The 6th of February, 1976, was a Friday; a bad day to break your leg. The operating room was disinfected every weekend. So one had to endure excruciating pain for three days, till the coming Monday. But there is always a silver lining. In sympathy, the nurses would spend their time regaling you with stories. One such story was a bit perplexing.
The staff joked that the surgeon had to be reminded that it was the left leg that needed his attention. It transpired that that particular doctor had once operated on the wrong knee, by mistake! The 1970s were not consumer-friendly times, as yet; so, obviously, the scalpel-wielder was still at large. However, to give the devil his due, this time, he did a marvellous job.

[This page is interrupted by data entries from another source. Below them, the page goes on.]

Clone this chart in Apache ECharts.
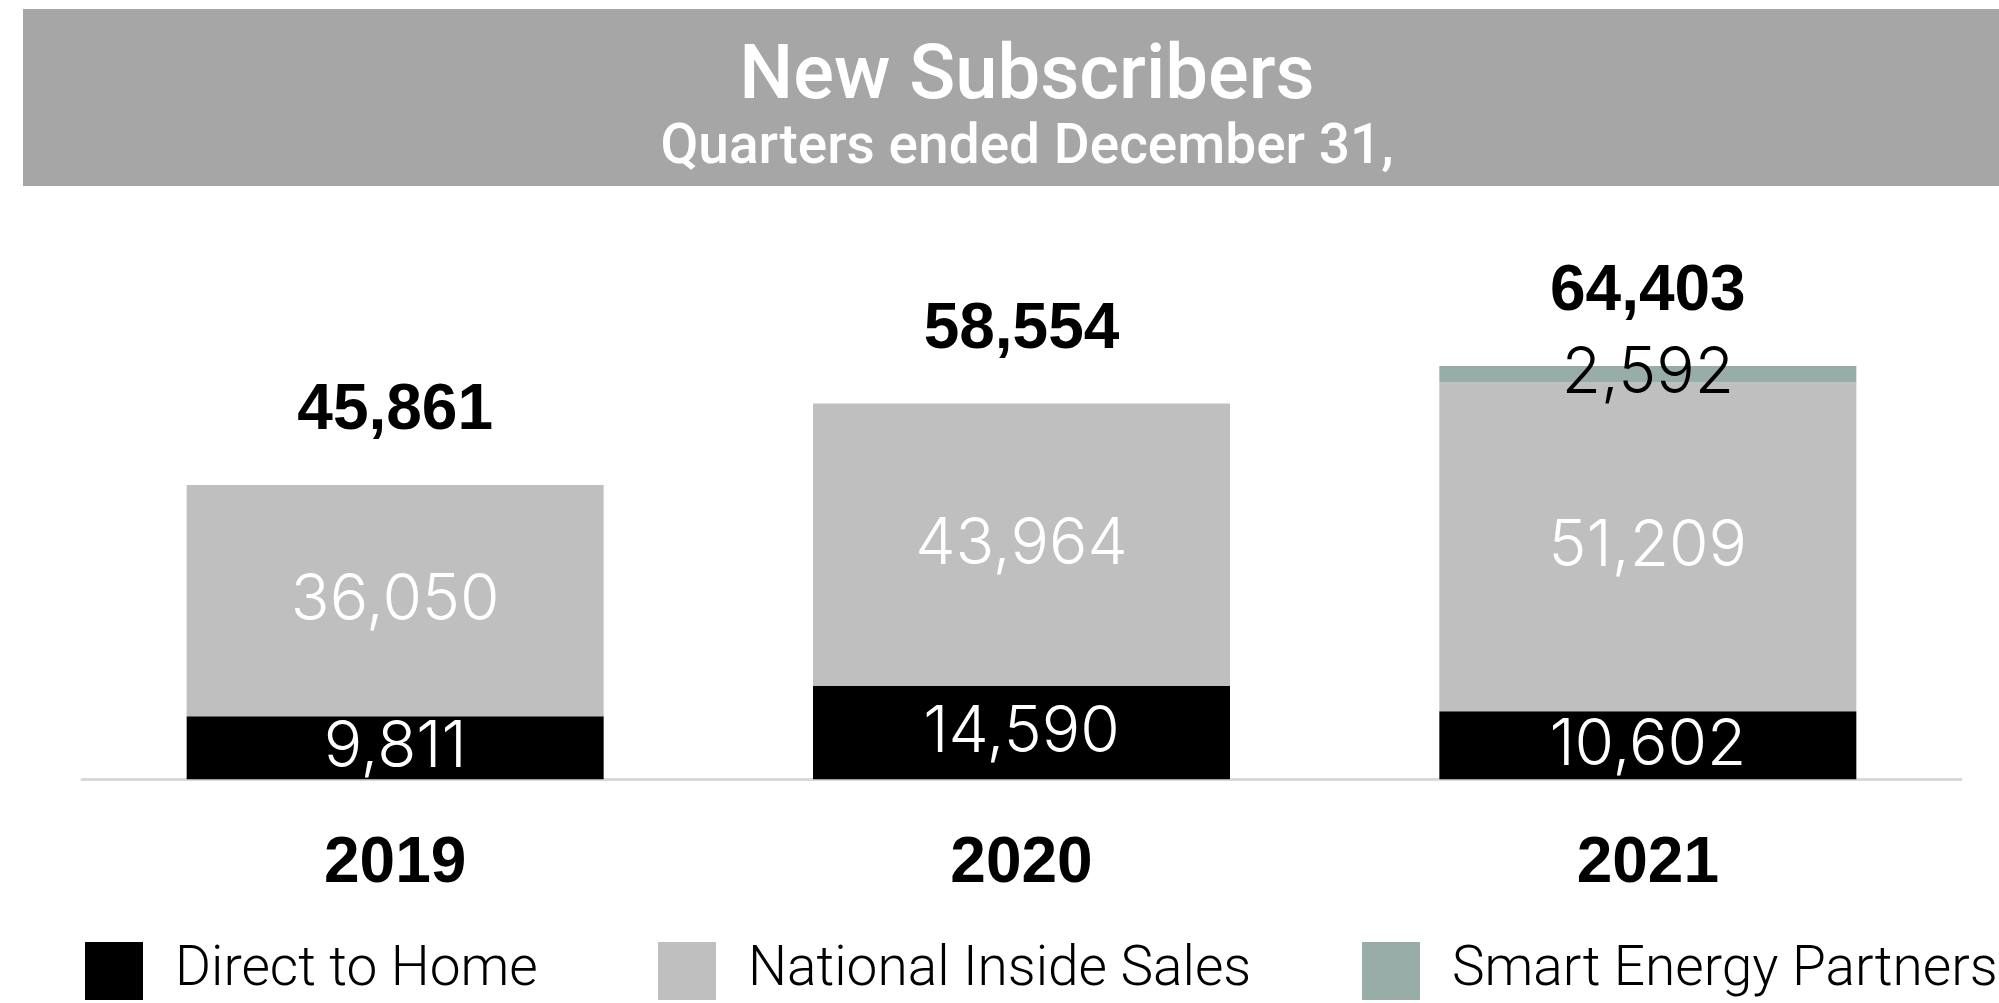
<!DOCTYPE html>
<html>
<head>
<meta charset="utf-8">
<title>New Subscribers</title>
<script src="https://cdn.jsdelivr.net/npm/echarts@6/dist/echarts.min.js"></script>
<style>
  html, body { margin: 0; padding: 0; background: #ffffff; }
  #chart { width: 1999px; height: 1003px; }
</style>
</head>
<body>
<div id="chart"></div>
<script>
// Quarterly new subscribers by channel
const years = ['2019', '2020', '2021'];
const directToHome = [9811, 14590, 10602];
const nationalInsideSales = [36050, 43964, 51209];
const smartEnergyPartners = ['-', '-', 2592];
const seriesNames = ['Direct to Home', 'National Inside Sales', 'Smart Energy Partners'];

// Stack totals shown above each bar
const totals = years.map((_, i) =>
  directToHome[i] + nationalInsideSales[i] + (typeof smartEnergyPartners[i] === 'number' ? smartEnergyPartners[i] : 0)
);

const fmt = v => Number(v).toLocaleString('en-US');
const COLORS = { direct: '#000000', national: '#bfbfbf', smart: '#98aca8' };
const segFont = { fontFamily: 'Inter', fontWeight: 300, fontSize: 64 };

const chart = echarts.init(document.getElementById('chart'), null, { renderer: 'canvas' });

const legendBase = {
  top: 942,
  padding: 0,
  itemWidth: 58,
  itemHeight: 58,
  icon: 'rect',
  selectedMode: false,
  textStyle: { fontFamily: 'Roboto', fontWeight: 300, fontSize: 55, color: '#000', padding: [28, 0, 0, 27] }
};

chart.setOption({
  animation: false,
  backgroundColor: '#ffffff',
  graphic: [{
    type: 'rect',
    z: -10,
    shape: { x: 23, y: 9, width: 1976, height: 177 },
    style: { fill: '#a6a6a6' }
  }],
  title: [{
    text: 'New Subscribers',
    left: 1022, top: 36, textAlign: 'center',
    textStyle: { color: '#ffffff', fontFamily: 'Roboto', fontWeight: 500, fontSize: 76 }
  }, {
    text: 'Quarters ended December 31,',
    left: 1022, top: 117, textAlign: 'center',
    textStyle: { color: '#ffffff', fontFamily: 'Roboto', fontWeight: 500, fontSize: 55 }
  }],
  legend: [
    Object.assign({}, legendBase, { left: 85, data: [seriesNames[0]] }),
    Object.assign({}, legendBase, { left: 658, data: [seriesNames[1]] }),
    Object.assign({}, legendBase, { left: 1362, data: [seriesNames[2]] })
  ],
  grid: { left: 82, right: 38, top: 330, height: 449.3, containLabel: false },
  xAxis: {
    type: 'category',
    data: years,
    offset: 2,
    axisLine: { lineStyle: { color: '#d9d9d9', width: 3 } },
    axisTick: { show: false },
    axisLabel: {
      margin: 51,
      color: '#000000',
      fontFamily: 'Liberation Sans',
      fontWeight: 'bold',
      fontSize: 64
    }
  },
  yAxis: {
    type: 'value',
    min: 0,
    max: 70000,
    show: false,
    splitLine: { show: false }
  },
  series: [{
    name: seriesNames[0],
    type: 'bar',
    stack: 'subs',
    barWidth: 417,
    data: directToHome,
    itemStyle: { color: COLORS.direct },
    label: Object.assign({ show: true, position: 'inside', color: '#ffffff', formatter: p => fmt(p.value) }, segFont)
  }, {
    name: seriesNames[1],
    type: 'bar',
    stack: 'subs',
    barWidth: 417,
    data: nationalInsideSales,
    itemStyle: { color: COLORS.national },
    label: Object.assign({ show: true, position: 'inside', color: '#ffffff', formatter: p => fmt(p.value) }, segFont)
  }, {
    name: seriesNames[2],
    type: 'bar',
    stack: 'subs',
    barWidth: 417,
    data: smartEnergyPartners,
    itemStyle: { color: COLORS.smart },
    label: Object.assign({ show: true, position: 'inside', color: '#000000', formatter: p => fmt(p.value) }, segFont)
  }, {
    name: 'Total',
    type: 'scatter',
    data: totals,
    symbolSize: 1,
    itemStyle: { color: 'rgba(0,0,0,0)', opacity: 1 },
    silent: true,
    label: {
      show: true,
      position: 'top',
      distance: 41,
      opacity: 1,
      color: '#000000',
      fontFamily: 'Liberation Sans',
      fontWeight: 'bold',
      fontSize: 64,
      formatter: p => fmt(p.value)
    }
  }]
});
</script>
</body>
</html>
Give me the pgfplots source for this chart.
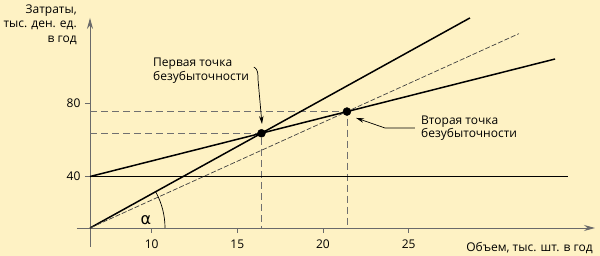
\documentclass[border=0pt]{standalone}
\usepackage{fontspec}
\setmainfont{Open Sans}
\newfontfamily\grk{DejaVu Sans}
\usepackage{pgfplots}
\pgfplotsset{compat=1.18}
\usetikzlibrary{arrows.meta}
\definecolor{bg}{HTML}{FEF2C4}
\definecolor{axgray}{HTML}{6A6A6A}
\definecolor{guide}{HTML}{707070}
\definecolor{dkgray}{HTML}{404040}
\begin{document}
\begin{tikzpicture}
\path[use as bounding box, fill=bg] (0,0) rectangle (600pt,256pt);
\begin{axis}[
  at={(90pt,28pt)}, anchor=south west,
  x=17.13pt, y=1.825pt,
  xmin=6.4, xmax=35.88, ymin=11.8, ymax=126.9,
  axis x line=bottom, axis y line=left,
  clip=false,
  xtick={10,15,20,25}, ytick={40,80},
  tick align=outside, major tick length=5pt,
  tick style={draw=axgray, line width=0.9pt},
  x axis line style={draw=axgray, line width=0.9pt, shorten <=-13pt, -{Stealth[length=11pt,width=6pt]}},
  y axis line style={draw=axgray, line width=0.9pt, shorten <=-19pt, -{Stealth[length=11pt,width=6pt]}},
  ticklabel style={font=\fontsize{12}{14}\selectfont},
  xticklabel style={yshift=-3pt},
  yticklabel style={xshift=-1pt},
  /pgf/number format/assume math mode=true,
]
% guides
\addplot[guide, line width=0.9pt, dash pattern=on 7pt off 4pt] coordinates {(6.4,63.7) (16.41,63.7) (16.41,11.8)};
\addplot[guide, line width=0.9pt, dash pattern=on 7pt off 4pt] coordinates {(6.4,75.6) (21.4,75.6) (21.4,11.8)};
% lines
\addplot[black, line width=1.5pt] coordinates {(6.4,40) (34.3,40)};
\addplot[black, line width=1.5pt] coordinates {(6.4,40) (33.55,104.4)};
\addplot[black, line width=1.5pt] coordinates {(6.4,11.8) (28.58,126.9)};
\addplot[dkgray, line width=0.7pt, dash pattern=on 5pt off 2pt] coordinates {(6.4,11.8) (31.44,118.3)};
% points
\addplot[only marks, mark=*, mark size=4pt, black] coordinates {(16.41,63.7) (21.4,75.6)};
% alpha arc
\draw[black, line width=0.7pt] (axis cs:6.4,11.8) ++(0:75pt) arc[start angle=0, end angle=28.9, radius=75pt];
\node[font=\grk\fontsize{16}{16}\selectfont] at (axis cs:9.67,16.0) {α};
% labels
\node[align=right, anchor=east, inner sep=0pt, font=\fontsize{12}{14.5}\selectfont] at (axis cs:5.64,123.3) {Затраты,\\тыс. ден. ед.\\в год};
\node[anchor=east, inner sep=0pt, font=\fontsize{12}{14.5}\selectfont] at (axis cs:35.76,0.84) {Объем, тыс. шт. в год};
\node[align=left, anchor=west, inner sep=0pt, font=\fontsize{12}{13.5}\selectfont] at (axis cs:10.08,98.0) {Первая точка\\безубыточности};
\node[align=left, anchor=west, inner sep=0pt, font=\fontsize{12}{13.5}\selectfont] at (axis cs:25.72,66.6) {Вторая точка\\безубыточности};
% annotation arrows
\draw[black, line width=0.7pt, -{Stealth[length=8pt,width=4.5pt]}] (axis cs:15.97,100.0) .. controls (axis cs:16.21,98.9) and (axis cs:16.21,96.2) .. (axis cs:16.21,92.9) -- (axis cs:16.44,68.8);
\draw[black, line width=0.7pt, -{Stealth[length=8pt,width=4.5pt]}] (axis cs:25.37,66.6) -- (axis cs:23.62,66.6) -- (axis cs:21.93,72.1);
\end{axis}
\end{tikzpicture}
\end{document}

Unfortunately, history repeats itself. A woman had a problem with her ear. The malady required surgery. She agreed to go under the knife. The doctor did the invasive procedure, only to find that the ear was ‘okay’. He then decided to investigate the other ear and, sure enough, found the problem and rectified it. What is called ‘inner-ear’ sicknesses could lead to this situation; at least, that is what some doctors say.
Now, instead of being thankful, the ‘ungrateful’ woman sued the doctor. Not for negligence, but for ‘battery’.
At this point, we digress a bit, to inform readers about the nuances of these technical terms in relation to law. A threat, an intimidating action, words or acts causing a fear of hurt, are usually classified as an assault. ‘Assault and battery’ involves physical contact, either of the body-to-body type, or with a weapon, an instrument, an object. To illustrate, if I were to lift a vase and threaten to throw it at you, or even give you that impression, assault could be established. If I then hurled it at you, and whether I hit or missed you, it would include battery. To put a fine point on it, the miss would then be ‘attempted battery’.
You be the judge.
How would you decide the matter of the ears? To our mind, a plea of negligence would have greater sanctity. But is a decision taken on the spur of the moment, in the operation theatre, with the patient under sedation, a negligent act? Should the surgeon have sealed up the first ear, waited for the patient to wake up, be in her senses, explained to her the situation and, then, if she agreed, work on the other ear?
To explain a negligent act requires establishment of a lack of a duty of care. It may not include any mens rea (bad mind), meaning an intentional act to hurt, with knowledge of the outcome. But then, why ‘battery’? The word ‘battering’ has to do with harm, usually physical.
The lawyer was smart. From what is argued above, negligence may not have been possible to prove. The patient was cured, after all. So, the next best attack was a charge of battery.
Nature has given us an even number of external organs. It makes for symmetry and convenience. It helps when one member is affected or lost. The other one comes into play. Yet, it also leads to errors, either of the knee type or the instant aural one. The lady’s lawyer, obviously, banked on the fact that the operation was contracted on for ear-1, and not ear-2. ‘Attacking’ ear-2, with an instrument or instruments was an act of battery, according to the plaintiff.
You be the judge.
The court did hold for the patient, BUT, it passed an order for a ridiculously small amount of the equivalent of Rs2,400.
A couple of issues back, Moneylife had carried a story on the unhappy loss of a 10-year-old boy’s life. The parents did not sue but, instead, carried out a campaign to avoid similar incidences. Can one compare the ‘two-eared’ lady with the exemplary mother?
And, coming back to the dual organ theory, have you ever thanked God that lawyers are endowed with only one mouth? As, indeed, for the fact that everyone else is also so restricted?